R: I have been thinking a lot about Photographing Objects as Queer Archival Practice by Ann Cvetkovich, it mainly talks about photography, I read it for uni and then re-read it while thinking about tattooing. I thought of this “archive of feelings,” that's pretty much tattooing. Reading your book [Could this be magic? Tattooing as Liberation Work], one of the core ideas that stood out to me is how tattoos relate to body as archive. What does archiving mean to you?

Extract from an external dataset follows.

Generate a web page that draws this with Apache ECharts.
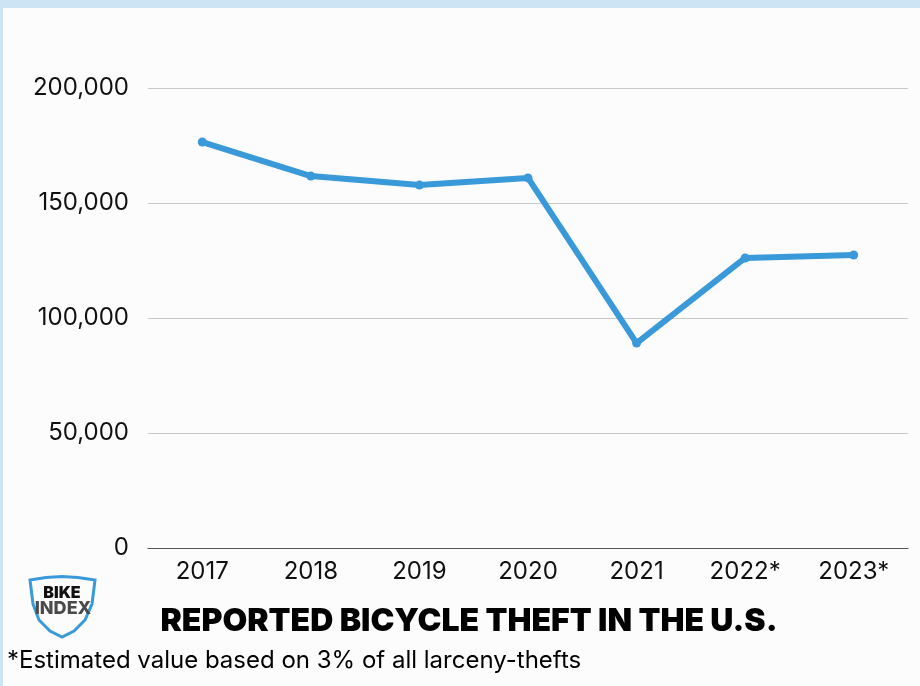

T: I love the idea of archive, because archives of different types have given me so much and really been a way for me to trace my own relationships and identities and situate myself in relation to past and to history. I think we can become so anxious about the current day, who we are, feeling like everything is a new and challenging endeavor. [Acknowledging that] these questions have existed for so long is a really useful antidote to that anxiety. Being reminded we were not the first people to do most things and practice these practices. I also try to be less precious about it because I don't want to approach the archive from a fear or scarcity mentality- I don't want to feel like I have to preserve my present with an iron grasp to make sure that I'm remembered or my friends are remembered. There's something about that ongoing self-memorialization that can make you really self conscious and impede you from living freely. I have friends who work with archiving as an artistic medium, who I deeply admire and respect, and are able to preserve such incredible things and I love that. But maybe similarly to what I was saying about tattoos being elusive, I'm interested in audio archive and storytelling archive and that’s why I’m going back to school to be an oral historian, because that type of preservation feels a little more complete to me. There's an excitement to tracing breadcrumbs and finding this one photo or one poster from so long ago, but being able to capture a person's story in its entirety- I feel a crucialness to that. Especially in a field like tattooing where there's a lack of that kind of thing and there is so much self aggrandizing mythology. But that is part of what makes tattooing cool right? It's about tall tales, it's about creating mythos about yourself and your friends, but the thing about that is that it's so easily manipulated, and is being manipulated to the ends of the dominant culture. It feels like an important way to push back against that to make sure there are records of people that can’t be written out of existence by a revisionist mythology of tattooing. Recording queer and trans narratives as they’re happening so people can’t be like ‘there’s never been trans people in tattooing’ a few years from now, I don’t think thats the trajectory that we’re on, but just to make sure, or even so the people in the future have something to look back on without feeling alone.